Plaintiffs counter by relying on the third case, Connecticut General Life Insurance Co. v. Tommie, in which the Texas Court of Civil Appeals affirmed a jury verdict that partial strangulation was not an injury. See Connecticut General Life Insurance Co. v. Tommie, 619 S.W.2d 199, 203 (Tex. Civ. App. 1981). In Tommie, however, the court merely found that there was some probative evidence to justify the jury's finding, which is a far cry from holding that it would be an abuse of discretion to find that partial strangulation is an injury. Plaintiffs' reliance on American Bankers Insurance Co. v.
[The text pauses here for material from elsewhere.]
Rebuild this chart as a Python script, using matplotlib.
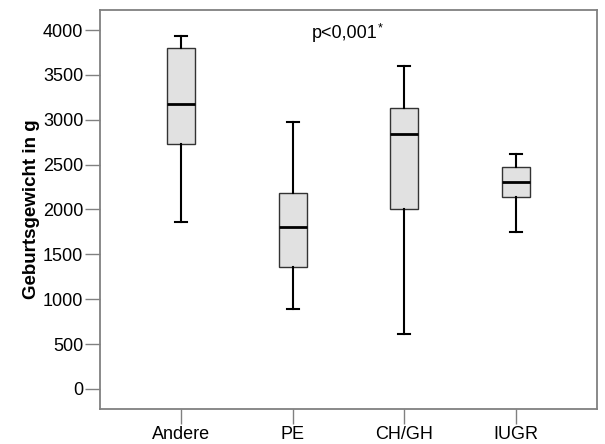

Gilberts is similarly misplaced. In Gilberts, the Eighth Circuit refused to find that partial strangulation constitutes an injury as a matter of law because reasonable minds might differ on the matter. See American Bankers Ins. Co. v. Gilberts, 181 F.3d 931, 933 (8th Cir. 1999). However, the fact that reasonable minds might differ on the question simply proves that it is not an abuse of discretion to decide that partial strangulation is an injury. See, e.g., Fawcett v. Metropolitan Life Insurance Co., 2000 WL 979994 at *7 (S.D.Ohio, June 28, 2000) ("The possibility that reasonable minds may differ on this issue merely confirms that [the insurance company] did not act arbitrarily and capriciously" in finding that partial strangulation is an injury). In sum, there is no support in logic or law for the proposition that AIG abused its discretion in determining that partial strangulation is an injury.


For the reasons set forth in this memorandum, AIG's motion for summary judgment is granted.